▶
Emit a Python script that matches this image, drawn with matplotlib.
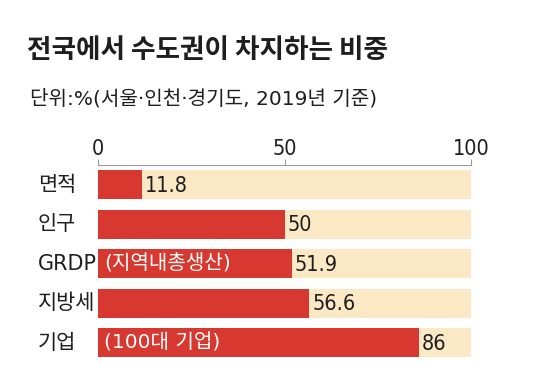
import matplotlib
matplotlib.use("Agg")
import matplotlib.pyplot as plt
from matplotlib import font_manager

# 데이터
categories = ["면적", "인구", "GRDP", "지방세", "기업"]
values = [11.8, 50, 51.9, 56.6, 86]
value_labels = ["11.8", "50", "51.9", "56.6", "86"]
inner_notes = ["", "", "(지역내총생산)", "", "(100대 기업)"]
ticks = [0, 50, 100]

title = "전국에서 수도권이 차지하는 비중"
subtitle = "단위:%(서울·인천·경기도, 2019년 기준)"

RED = "#d7382f"
BEIGE = "#fbe8c5"
INK = "#1e1e1e"
KR = "Noto Sans CJK KR"

# 숫자용 좁은 글꼴 찾기
names = {(f.name, str(f.stretch)) for f in font_manager.fontManager.ttflist}
if any(n == "Liberation Sans Narrow" for n, _ in names):
    num_font = dict(family=["Liberation Sans Narrow", KR], stretch="normal")
elif ("DejaVu Sans", "condensed") in names or ("DejaVu Sans", "semi-condensed") in names:
    num_font = dict(family=["DejaVu Sans", KR], stretch="condensed")
else:
    num_font = dict(family=["Roboto", KR], stretch="normal")

plt.rcParams["font.family"] = [KR, "DejaVu Sans"]

fig = plt.figure(figsize=(5.59, 3.86), dpi=100)
fig.patch.set_facecolor("white")

W, H = 559, 386
ax = fig.add_axes([98 / W, 1 - 362.5 / H, 373 / W, 197.5 / H])

y = list(range(len(categories)))
ax.barh(y, [100] * len(values), height=0.74, color=BEIGE, zorder=1)
ax.barh(y, values, height=0.74, color=RED, zorder=2)

for i, v in enumerate(values):
    ax.text(v + 0.8, i + 0.03, value_labels[i], va="center", ha="left",
            fontsize=15.5, color=INK, zorder=3, **num_font)
    if inner_notes[i]:
        ax.text(1.6, i, inner_notes[i], va="center", ha="left",
                fontsize=14.5, color="white", zorder=3,
                family=num_font["family"][:1] + [KR])

ax.set_xlim(0, 100)
ax.set_ylim(4.5, -0.5)
ax.set_yticks([])
ax.set_xticks(ticks)
ax.set_xticklabels([str(t) for t in ticks], **num_font)
ax.xaxis.tick_top()
ax.tick_params(axis="x", direction="out", length=4, width=0.8, color="#9a9a9a",
               labelsize=15.5, labelcolor=INK, pad=0)
for s in ["left", "right", "bottom"]:
    ax.spines[s].set_visible(False)
ax.spines["top"].set_color("#9a9a9a")
ax.spines["top"].set_linewidth(0.8)
ax.patch.set_alpha(0)

# 항목 이름
for i, c in enumerate(categories):
    yy = ax.transData.transform((0, i))[1]
    fig.text(38 / W, yy / (fig.dpi * 3.86), c, ha="left", va="center",
             fontsize=15, color=INK, family=[num_font["family"][0], KR])

fig.text(27 / W, 1 - 50 / H, title, ha="left", va="center",
         fontsize=19.2, fontweight="bold", color=INK)
fig.text(30 / W, 1 - 99 / H, subtitle, ha="left", va="center",
         fontsize=14.5, color=INK, family=[num_font["family"][0], KR])

fig.savefig("out.png", dpi=100)
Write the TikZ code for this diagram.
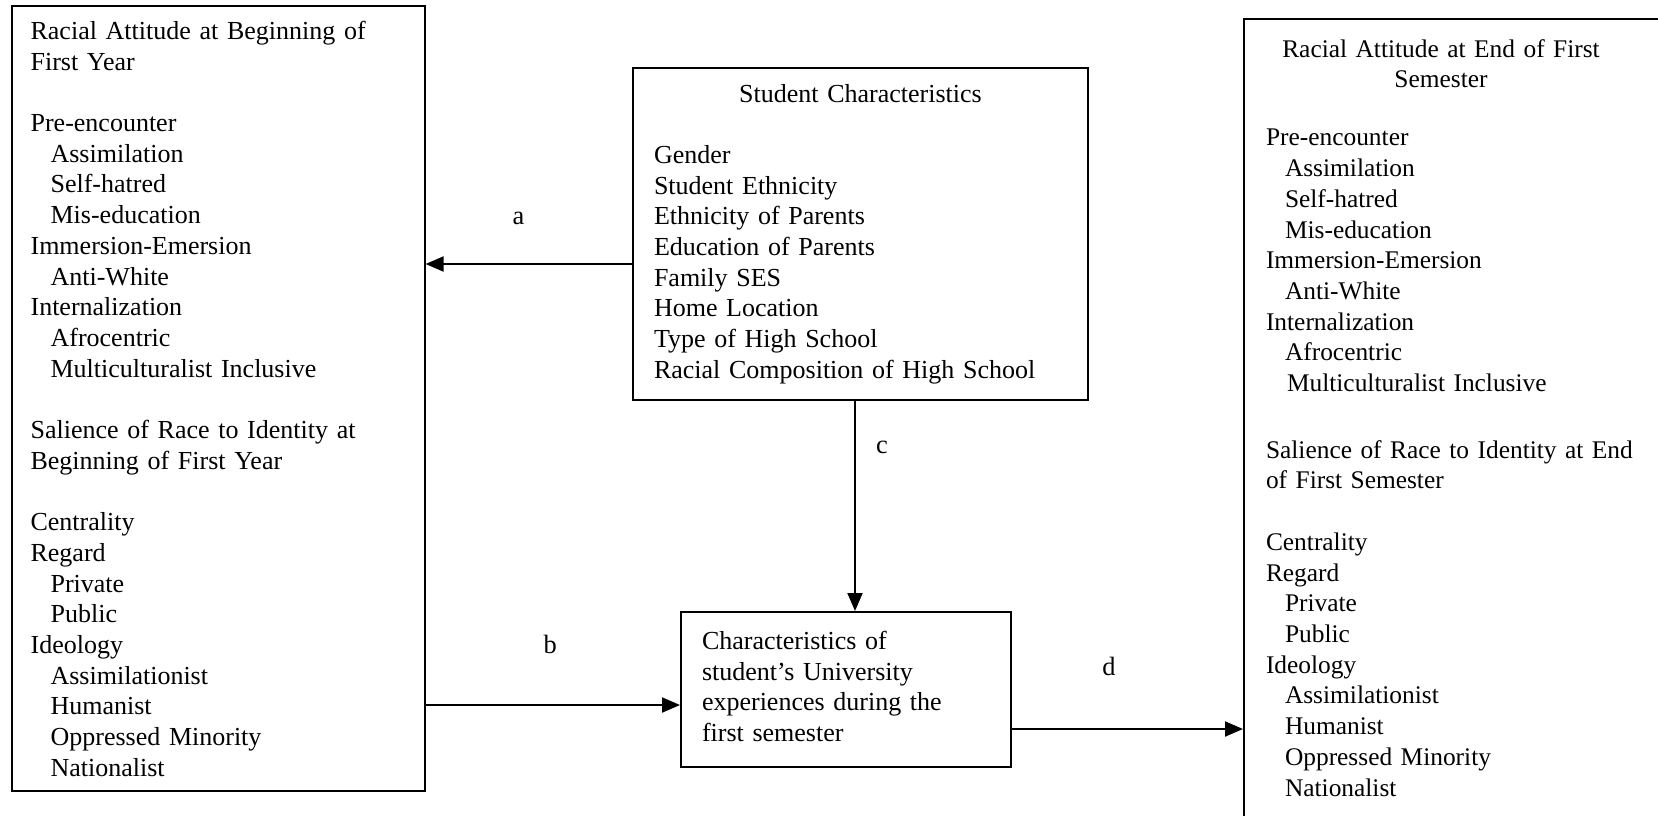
\documentclass[tikz,border=0pt]{standalone}
\usepackage{fontspec}
\setmainfont{Liberation Serif}
\usetikzlibrary{arrows.meta,positioning}

\begin{document}
\begin{tikzpicture}[x=0.5pt,y=-0.5pt,->,>={Triangle[length=9pt,width=7.5pt]},
                    line width=1pt,
                    box/.style={draw,anchor=north west,align=left,inner ysep=0pt,
                                font=\fontsize{13pt}{15.35pt}\selectfont},
                    lbl/.style={inner sep=0pt,font=\fontsize{13.2pt}{15.35pt}\selectfont}]
            \useasboundingbox (0,0) rectangle (1658,815);

            \node[box,text width=187.5pt,inner xsep=9.5pt,minimum height=392.5pt] (attbeg) at (10.6,5.3)
                {Racial Attitude at Beginning of\\ First Year\\[\baselineskip]
                 Pre-encounter\\ \hspace*{10pt}Assimilation\\ \hspace*{10pt}Self-hatred\\ \hspace*{10pt}Mis-education\\
                 Immersion-Emersion\\ \hspace*{10pt}Anti-White\\
                 Internalization\\ \hspace*{10pt}Afrocentric\\ \hspace*{10pt}Multiculturalist Inclusive\\[\baselineskip]
                 Salience of Race to Identity at\\ Beginning of First Year\\[\baselineskip]
                 Centrality\\ Regard\\ \hspace*{10pt}Private\\ \hspace*{10pt}Public\\
                 Ideology\\ \hspace*{10pt}Assimilationist\\ \hspace*{10pt}Humanist\\ \hspace*{10pt}Oppressed Minority\\ \hspace*{10pt}Nationalist};
            \node[box,text width=206.5pt,inner xsep=10.5pt,minimum height=166pt] (stud) at (632,67)
                {\makebox[206.5pt]{Student Characteristics}\\[\baselineskip]
                 Gender\\ Student Ethnicity\\ Ethnicity of Parents\\ Education of Parents\\ Family SES\\
                 Home Location\\ Type of High School\\ Racial Composition of High School};
            \node[box,text width=144pt,inner xsep=10.5pt,minimum height=77.5pt] (univ) at (680,611)
                {Characteristics of\\ student’s University\\ experiences during the\\ first semester\rule[-3.2pt]{0pt}{0pt}};
            \node[box,text width=213pt,inner xsep=11pt,minimum height=400pt,
                  font=\fontsize{12.7pt}{15.35pt}\selectfont] (attend) at (1243,18)
                {\makebox[175pt]{Racial Attitude at End of First}\\ \makebox[175pt]{Semester}\\[13.75pt]
                 Pre-encounter\\ \hspace*{9.5pt}Assimilation\\ \hspace*{9.5pt}Self-hatred\\ \hspace*{9.5pt}Mis-education\\
                 Immersion-Emersion\\ \hspace*{9.5pt}Anti-White\\
                 Internalization\\ \hspace*{9.5pt}Afrocentric\\ \hspace*{10.5pt}Multiculturalist Inclusive\\[18pt]
                 Salience of Race to Identity at End\\ of First Semester\\[\baselineskip]
                 Centrality\\ Regard\\ \hspace*{9.5pt}Private\\ \hspace*{9.5pt}Public\\
                 Ideology\\ \hspace*{9.5pt}Assimilationist\\ \hspace*{9.5pt}Humanist\\ \hspace*{9.5pt}Oppressed Minority\\ \hspace*{9.5pt}Nationalist\rule[-1.4pt]{0pt}{0pt}};

            \path ([yshift=-15pt]stud.west) edge node[lbl,pos=0.55,above=19pt] {a} ([yshift=-15pt]stud.west -| attbeg.east)
                  ([yshift=-7.75pt]univ.west -| attbeg.east) edge node[lbl,pos=0.49,above=25pt] {b} ([yshift=-7.75pt]univ.west)
                  ([xshift=-2.75pt]stud.south) edge node[lbl,pos=0.22,right=10pt] {c} ([xshift=-2.75pt]stud.south |- univ.north)
                  ([yshift=-19.75pt]univ.east) edge node[lbl,pos=0.42,above=26pt] {d} ([yshift=-19.75pt]univ.east -| attend.west);
        \end{tikzpicture}
\end{document}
◀
◆ PROBLEM TO SOLVE: Write out each entry exactly as given, but skip the pictures.

◆ FULL OUTPUT:
Emit a Python script that matches this image, drawn with matplotlib.
import matplotlib
matplotlib.use("Agg")
import matplotlib.pyplot as plt
from matplotlib import font_manager

# 데이터
categories = ["면적", "인구", "GRDP", "지방세", "기업"]
values = [11.8, 50, 51.9, 56.6, 86]
value_labels = ["11.8", "50", "51.9", "56.6", "86"]
inner_notes = ["", "", "(지역내총생산)", "", "(100대 기업)"]
ticks = [0, 50, 100]

title = "전국에서 수도권이 차지하는 비중"
subtitle = "단위:%(서울·인천·경기도, 2019년 기준)"

RED = "#d7382f"
BEIGE = "#fbe8c5"
INK = "#1e1e1e"
KR = "Noto Sans CJK KR"

# 숫자용 좁은 글꼴 찾기
names = {(f.name, str(f.stretch)) for f in font_manager.fontManager.ttflist}
if any(n == "Liberation Sans Narrow" for n, _ in names):
    num_font = dict(family=["Liberation Sans Narrow", KR], stretch="normal")
elif ("DejaVu Sans", "condensed") in names or ("DejaVu Sans", "semi-condensed") in names:
    num_font = dict(family=["DejaVu Sans", KR], stretch="condensed")
else:
    num_font = dict(family=["Roboto", KR], stretch="normal")

plt.rcParams["font.family"] = [KR, "DejaVu Sans"]

fig = plt.figure(figsize=(5.59, 3.86), dpi=100)
fig.patch.set_facecolor("white")

W, H = 559, 386
ax = fig.add_axes([98 / W, 1 - 362.5 / H, 373 / W, 197.5 / H])

y = list(range(len(categories)))
ax.barh(y, [100] * len(values), height=0.74, color=BEIGE, zorder=1)
ax.barh(y, values, height=0.74, color=RED, zorder=2)

for i, v in enumerate(values):
    ax.text(v + 0.8, i + 0.03, value_labels[i], va="center", ha="left",
            fontsize=15.5, color=INK, zorder=3, **num_font)
    if inner_notes[i]:
        ax.text(1.6, i, inner_notes[i], va="center", ha="left",
                fontsize=14.5, color="white", zorder=3,
                family=num_font["family"][:1] + [KR])

ax.set_xlim(0, 100)
ax.set_ylim(4.5, -0.5)
ax.set_yticks([])
ax.set_xticks(ticks)
ax.set_xticklabels([str(t) for t in ticks], **num_font)
ax.xaxis.tick_top()
ax.tick_params(axis="x", direction="out", length=4, width=0.8, color="#9a9a9a",
               labelsize=15.5, labelcolor=INK, pad=0)
for s in ["left", "right", "bottom"]:
    ax.spines[s].set_visible(False)
ax.spines["top"].set_color("#9a9a9a")
ax.spines["top"].set_linewidth(0.8)
ax.patch.set_alpha(0)

# 항목 이름
for i, c in enumerate(categories):
    yy = ax.transData.transform((0, i))[1]
    fig.text(38 / W, yy / (fig.dpi * 3.86), c, ha="left", va="center",
             fontsize=15, color=INK, family=[num_font["family"][0], KR])

fig.text(27 / W, 1 - 50 / H, title, ha="left", va="center",
         fontsize=19.2, fontweight="bold", color=INK)
fig.text(30 / W, 1 - 99 / H, subtitle, ha="left", va="center",
         fontsize=14.5, color=INK, family=[num_font["family"][0], KR])

fig.savefig("out.png", dpi=100)
Write the TikZ code for this diagram.
\documentclass[tikz,border=0pt]{standalone}
\usepackage{fontspec}
\setmainfont{Liberation Serif}
\usetikzlibrary{arrows.meta,positioning}

\begin{document}
\begin{tikzpicture}[x=0.5pt,y=-0.5pt,->,>={Triangle[length=9pt,width=7.5pt]},
                    line width=1pt,
                    box/.style={draw,anchor=north west,align=left,inner ysep=0pt,
                                font=\fontsize{13pt}{15.35pt}\selectfont},
                    lbl/.style={inner sep=0pt,font=\fontsize{13.2pt}{15.35pt}\selectfont}]
            \useasboundingbox (0,0) rectangle (1658,815);

            \node[box,text width=187.5pt,inner xsep=9.5pt,minimum height=392.5pt] (attbeg) at (10.6,5.3)
                {Racial Attitude at Beginning of\\ First Year\\[\baselineskip]
                 Pre-encounter\\ \hspace*{10pt}Assimilation\\ \hspace*{10pt}Self-hatred\\ \hspace*{10pt}Mis-education\\
                 Immersion-Emersion\\ \hspace*{10pt}Anti-White\\
                 Internalization\\ \hspace*{10pt}Afrocentric\\ \hspace*{10pt}Multiculturalist Inclusive\\[\baselineskip]
                 Salience of Race to Identity at\\ Beginning of First Year\\[\baselineskip]
                 Centrality\\ Regard\\ \hspace*{10pt}Private\\ \hspace*{10pt}Public\\
                 Ideology\\ \hspace*{10pt}Assimilationist\\ \hspace*{10pt}Humanist\\ \hspace*{10pt}Oppressed Minority\\ \hspace*{10pt}Nationalist};
            \node[box,text width=206.5pt,inner xsep=10.5pt,minimum height=166pt] (stud) at (632,67)
                {\makebox[206.5pt]{Student Characteristics}\\[\baselineskip]
                 Gender\\ Student Ethnicity\\ Ethnicity of Parents\\ Education of Parents\\ Family SES\\
                 Home Location\\ Type of High School\\ Racial Composition of High School};
            \node[box,text width=144pt,inner xsep=10.5pt,minimum height=77.5pt] (univ) at (680,611)
                {Characteristics of\\ student’s University\\ experiences during the\\ first semester\rule[-3.2pt]{0pt}{0pt}};
            \node[box,text width=213pt,inner xsep=11pt,minimum height=400pt,
                  font=\fontsize{12.7pt}{15.35pt}\selectfont] (attend) at (1243,18)
                {\makebox[175pt]{Racial Attitude at End of First}\\ \makebox[175pt]{Semester}\\[13.75pt]
                 Pre-encounter\\ \hspace*{9.5pt}Assimilation\\ \hspace*{9.5pt}Self-hatred\\ \hspace*{9.5pt}Mis-education\\
                 Immersion-Emersion\\ \hspace*{9.5pt}Anti-White\\
                 Internalization\\ \hspace*{9.5pt}Afrocentric\\ \hspace*{10.5pt}Multiculturalist Inclusive\\[18pt]
                 Salience of Race to Identity at End\\ of First Semester\\[\baselineskip]
                 Centrality\\ Regard\\ \hspace*{9.5pt}Private\\ \hspace*{9.5pt}Public\\
                 Ideology\\ \hspace*{9.5pt}Assimilationist\\ \hspace*{9.5pt}Humanist\\ \hspace*{9.5pt}Oppressed Minority\\ \hspace*{9.5pt}Nationalist\rule[-1.4pt]{0pt}{0pt}};

            \path ([yshift=-15pt]stud.west) edge node[lbl,pos=0.55,above=19pt] {a} ([yshift=-15pt]stud.west -| attbeg.east)
                  ([yshift=-7.75pt]univ.west -| attbeg.east) edge node[lbl,pos=0.49,above=25pt] {b} ([yshift=-7.75pt]univ.west)
                  ([xshift=-2.75pt]stud.south) edge node[lbl,pos=0.22,right=10pt] {c} ([xshift=-2.75pt]stud.south |- univ.north)
                  ([yshift=-19.75pt]univ.east) edge node[lbl,pos=0.42,above=26pt] {d} ([yshift=-19.75pt]univ.east -| attend.west);
        \end{tikzpicture}
\end{document}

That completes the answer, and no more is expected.